►

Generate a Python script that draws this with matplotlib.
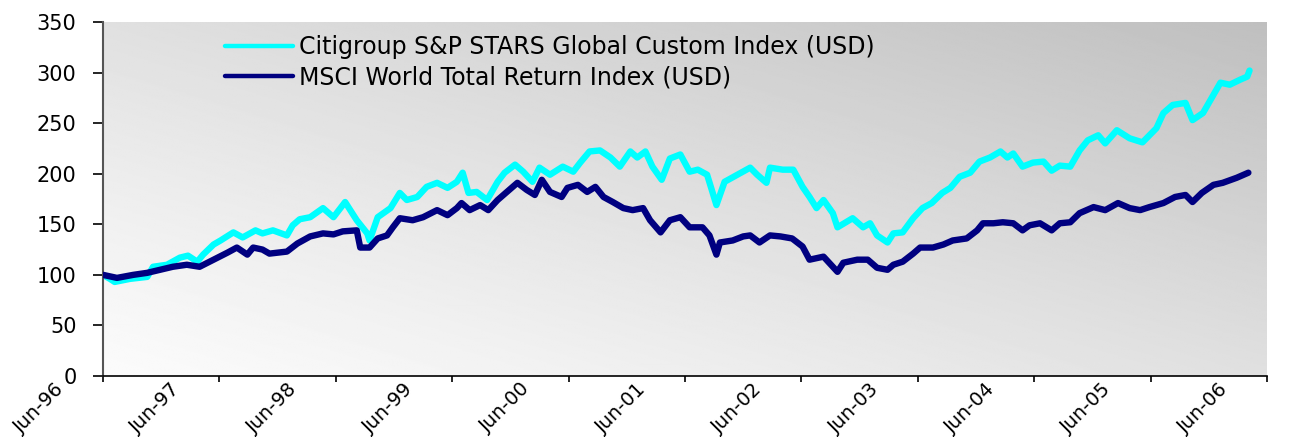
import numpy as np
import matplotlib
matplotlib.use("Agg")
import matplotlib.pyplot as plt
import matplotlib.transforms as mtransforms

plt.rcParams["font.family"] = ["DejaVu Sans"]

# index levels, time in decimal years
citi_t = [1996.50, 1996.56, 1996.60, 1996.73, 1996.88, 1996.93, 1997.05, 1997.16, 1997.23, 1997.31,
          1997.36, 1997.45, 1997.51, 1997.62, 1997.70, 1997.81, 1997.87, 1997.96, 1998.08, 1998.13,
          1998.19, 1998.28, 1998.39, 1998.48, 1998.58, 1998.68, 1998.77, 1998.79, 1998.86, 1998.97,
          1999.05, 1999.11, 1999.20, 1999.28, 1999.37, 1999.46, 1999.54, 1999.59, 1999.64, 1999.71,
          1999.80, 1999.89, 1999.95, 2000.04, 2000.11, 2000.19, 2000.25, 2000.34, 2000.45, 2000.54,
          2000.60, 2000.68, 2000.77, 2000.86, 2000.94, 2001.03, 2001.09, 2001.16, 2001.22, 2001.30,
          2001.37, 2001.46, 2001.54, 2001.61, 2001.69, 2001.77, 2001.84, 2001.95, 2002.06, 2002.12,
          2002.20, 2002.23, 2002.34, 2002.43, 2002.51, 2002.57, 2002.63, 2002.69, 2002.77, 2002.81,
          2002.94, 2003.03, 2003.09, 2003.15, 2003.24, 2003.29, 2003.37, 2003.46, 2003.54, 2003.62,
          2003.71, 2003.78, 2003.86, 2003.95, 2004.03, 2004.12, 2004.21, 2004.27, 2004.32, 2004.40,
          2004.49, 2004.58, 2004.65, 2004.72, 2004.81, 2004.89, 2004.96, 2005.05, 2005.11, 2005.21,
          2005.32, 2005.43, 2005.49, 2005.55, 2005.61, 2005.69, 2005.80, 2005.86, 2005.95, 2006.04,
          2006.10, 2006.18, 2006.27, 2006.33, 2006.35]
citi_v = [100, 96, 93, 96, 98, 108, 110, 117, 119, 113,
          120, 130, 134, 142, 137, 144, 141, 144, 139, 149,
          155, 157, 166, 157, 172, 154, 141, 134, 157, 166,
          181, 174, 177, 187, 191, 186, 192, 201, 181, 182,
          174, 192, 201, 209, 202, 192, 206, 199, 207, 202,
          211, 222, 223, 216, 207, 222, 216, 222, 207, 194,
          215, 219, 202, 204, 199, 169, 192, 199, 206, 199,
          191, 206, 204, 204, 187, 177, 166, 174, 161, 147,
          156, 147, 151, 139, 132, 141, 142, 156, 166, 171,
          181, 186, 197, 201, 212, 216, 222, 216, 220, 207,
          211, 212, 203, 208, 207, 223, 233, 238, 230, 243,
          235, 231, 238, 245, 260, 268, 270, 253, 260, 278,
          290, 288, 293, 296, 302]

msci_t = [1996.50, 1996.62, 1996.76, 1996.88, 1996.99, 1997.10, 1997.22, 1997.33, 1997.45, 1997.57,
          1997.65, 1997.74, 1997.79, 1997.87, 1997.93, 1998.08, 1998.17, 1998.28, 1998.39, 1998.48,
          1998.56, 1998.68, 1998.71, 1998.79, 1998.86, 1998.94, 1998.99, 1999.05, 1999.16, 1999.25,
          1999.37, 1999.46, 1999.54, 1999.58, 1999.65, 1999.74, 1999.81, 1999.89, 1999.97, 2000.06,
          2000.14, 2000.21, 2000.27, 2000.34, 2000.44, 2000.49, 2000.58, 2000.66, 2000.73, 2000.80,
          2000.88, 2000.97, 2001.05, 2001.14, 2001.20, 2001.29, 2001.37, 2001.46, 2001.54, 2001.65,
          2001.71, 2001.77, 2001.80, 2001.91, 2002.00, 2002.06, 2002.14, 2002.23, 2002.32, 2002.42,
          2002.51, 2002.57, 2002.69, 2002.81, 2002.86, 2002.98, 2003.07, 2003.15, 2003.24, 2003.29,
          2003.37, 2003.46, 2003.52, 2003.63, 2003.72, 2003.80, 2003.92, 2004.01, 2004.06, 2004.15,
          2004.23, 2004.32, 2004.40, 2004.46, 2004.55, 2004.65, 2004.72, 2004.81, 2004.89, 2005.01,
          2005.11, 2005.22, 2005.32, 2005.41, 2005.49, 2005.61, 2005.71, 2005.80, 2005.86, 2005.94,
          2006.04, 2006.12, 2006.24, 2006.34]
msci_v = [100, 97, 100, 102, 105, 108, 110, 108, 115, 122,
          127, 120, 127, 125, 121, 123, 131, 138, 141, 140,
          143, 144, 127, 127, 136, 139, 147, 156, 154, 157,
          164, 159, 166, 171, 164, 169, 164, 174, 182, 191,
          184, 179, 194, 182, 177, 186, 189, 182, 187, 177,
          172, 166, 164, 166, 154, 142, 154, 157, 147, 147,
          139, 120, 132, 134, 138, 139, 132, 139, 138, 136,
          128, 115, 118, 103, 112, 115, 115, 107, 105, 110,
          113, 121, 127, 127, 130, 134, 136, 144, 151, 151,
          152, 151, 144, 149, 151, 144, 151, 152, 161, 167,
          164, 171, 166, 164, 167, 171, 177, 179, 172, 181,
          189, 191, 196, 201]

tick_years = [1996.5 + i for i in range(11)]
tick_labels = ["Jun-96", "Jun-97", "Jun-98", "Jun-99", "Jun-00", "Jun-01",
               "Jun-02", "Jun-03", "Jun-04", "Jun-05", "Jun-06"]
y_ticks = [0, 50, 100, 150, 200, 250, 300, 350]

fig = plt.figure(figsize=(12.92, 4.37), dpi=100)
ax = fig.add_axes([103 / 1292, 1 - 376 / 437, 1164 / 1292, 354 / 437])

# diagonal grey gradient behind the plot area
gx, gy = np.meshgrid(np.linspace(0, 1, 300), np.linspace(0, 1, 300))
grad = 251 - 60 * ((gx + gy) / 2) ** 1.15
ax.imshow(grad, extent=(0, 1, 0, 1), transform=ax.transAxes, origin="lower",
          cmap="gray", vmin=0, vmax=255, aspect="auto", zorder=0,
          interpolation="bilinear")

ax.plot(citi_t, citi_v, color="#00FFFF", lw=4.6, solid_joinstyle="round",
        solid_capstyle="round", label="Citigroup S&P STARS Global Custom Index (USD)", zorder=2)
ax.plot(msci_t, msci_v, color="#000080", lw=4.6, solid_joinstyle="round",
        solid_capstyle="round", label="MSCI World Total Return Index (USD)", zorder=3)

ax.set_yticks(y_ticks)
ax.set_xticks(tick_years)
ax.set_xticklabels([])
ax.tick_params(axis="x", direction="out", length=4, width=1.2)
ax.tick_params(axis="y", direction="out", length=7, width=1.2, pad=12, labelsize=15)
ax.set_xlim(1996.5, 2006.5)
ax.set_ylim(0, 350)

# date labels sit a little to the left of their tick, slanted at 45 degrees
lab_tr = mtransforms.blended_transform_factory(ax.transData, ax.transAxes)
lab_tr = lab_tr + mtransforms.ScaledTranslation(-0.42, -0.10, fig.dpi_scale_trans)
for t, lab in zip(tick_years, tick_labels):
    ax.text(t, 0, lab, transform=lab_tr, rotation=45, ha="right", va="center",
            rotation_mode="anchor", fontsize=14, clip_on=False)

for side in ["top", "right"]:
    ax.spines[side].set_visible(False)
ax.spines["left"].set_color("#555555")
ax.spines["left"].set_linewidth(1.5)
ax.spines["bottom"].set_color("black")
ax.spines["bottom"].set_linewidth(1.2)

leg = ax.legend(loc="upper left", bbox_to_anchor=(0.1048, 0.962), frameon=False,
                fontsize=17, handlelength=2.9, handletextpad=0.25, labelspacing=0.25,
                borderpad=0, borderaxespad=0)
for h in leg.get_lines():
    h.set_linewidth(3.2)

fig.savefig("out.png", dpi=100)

◄
►

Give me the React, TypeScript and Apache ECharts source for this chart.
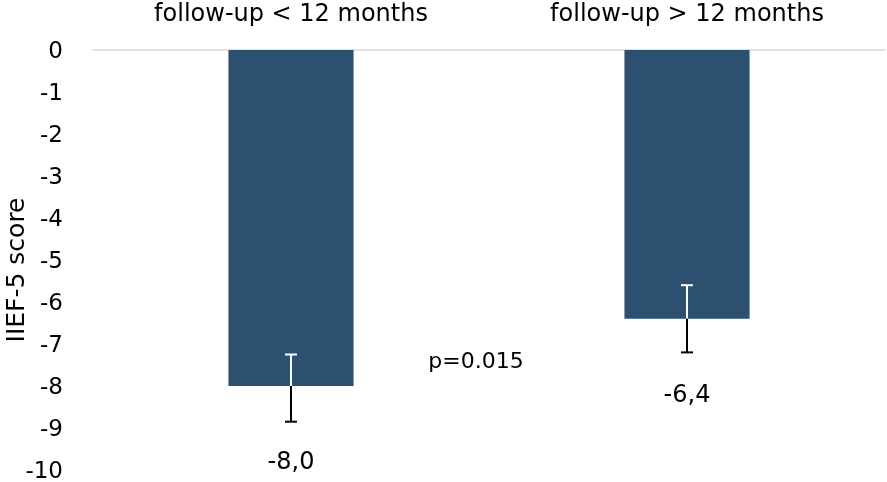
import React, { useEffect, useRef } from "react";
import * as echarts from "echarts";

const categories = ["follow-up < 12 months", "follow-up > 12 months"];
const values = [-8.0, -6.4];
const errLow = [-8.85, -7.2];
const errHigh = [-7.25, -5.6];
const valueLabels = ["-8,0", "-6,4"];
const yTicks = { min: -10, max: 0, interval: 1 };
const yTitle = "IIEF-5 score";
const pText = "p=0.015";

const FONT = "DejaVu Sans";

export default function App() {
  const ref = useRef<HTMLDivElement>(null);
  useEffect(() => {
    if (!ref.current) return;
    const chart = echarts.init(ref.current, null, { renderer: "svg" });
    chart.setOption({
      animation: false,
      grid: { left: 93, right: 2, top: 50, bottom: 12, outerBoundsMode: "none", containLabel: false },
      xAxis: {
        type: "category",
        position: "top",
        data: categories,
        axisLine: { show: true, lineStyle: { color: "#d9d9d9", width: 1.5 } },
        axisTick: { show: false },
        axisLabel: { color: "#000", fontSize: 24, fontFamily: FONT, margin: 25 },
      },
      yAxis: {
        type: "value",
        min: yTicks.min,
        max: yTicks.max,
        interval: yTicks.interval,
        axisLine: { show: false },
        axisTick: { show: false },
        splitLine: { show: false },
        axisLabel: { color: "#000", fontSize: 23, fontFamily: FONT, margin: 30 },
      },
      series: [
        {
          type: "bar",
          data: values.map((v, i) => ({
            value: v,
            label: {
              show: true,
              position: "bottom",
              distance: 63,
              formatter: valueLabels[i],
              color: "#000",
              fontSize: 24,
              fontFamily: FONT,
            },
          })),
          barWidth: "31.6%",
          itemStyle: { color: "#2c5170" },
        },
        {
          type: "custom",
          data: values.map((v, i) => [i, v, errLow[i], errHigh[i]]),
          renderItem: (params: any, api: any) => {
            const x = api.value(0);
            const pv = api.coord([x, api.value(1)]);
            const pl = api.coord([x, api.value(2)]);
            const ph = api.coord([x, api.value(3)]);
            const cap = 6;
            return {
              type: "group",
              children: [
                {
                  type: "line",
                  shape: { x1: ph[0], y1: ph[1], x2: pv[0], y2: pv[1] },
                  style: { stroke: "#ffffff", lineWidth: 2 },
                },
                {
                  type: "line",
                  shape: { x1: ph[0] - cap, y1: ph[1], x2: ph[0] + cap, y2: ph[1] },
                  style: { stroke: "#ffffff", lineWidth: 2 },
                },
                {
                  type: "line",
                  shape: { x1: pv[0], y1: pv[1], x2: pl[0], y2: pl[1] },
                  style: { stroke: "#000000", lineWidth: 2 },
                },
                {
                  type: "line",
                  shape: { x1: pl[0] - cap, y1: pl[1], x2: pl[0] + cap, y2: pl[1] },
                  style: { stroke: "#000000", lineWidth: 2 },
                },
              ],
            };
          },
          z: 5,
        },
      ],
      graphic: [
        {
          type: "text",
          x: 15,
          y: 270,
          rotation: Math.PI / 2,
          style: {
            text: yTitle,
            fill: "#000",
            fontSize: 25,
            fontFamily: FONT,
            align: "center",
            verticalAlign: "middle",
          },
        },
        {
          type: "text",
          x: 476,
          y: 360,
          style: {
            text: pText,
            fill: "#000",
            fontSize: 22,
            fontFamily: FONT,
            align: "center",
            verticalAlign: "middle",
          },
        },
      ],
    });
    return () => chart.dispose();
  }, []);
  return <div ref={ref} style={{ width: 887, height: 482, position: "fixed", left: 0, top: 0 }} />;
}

◄

WRITTEN REQUEST: Restate word for word the part that opens with the line containing "Give me the" and closes with the line containing "import * as", both ends included, and nothing else. Omit any images.

WRITTEN SOLUTION:
Give me the React, TypeScript and Apache ECharts source for this chart.
import React, { useEffect, useRef } from "react";
import * as echarts from "echarts";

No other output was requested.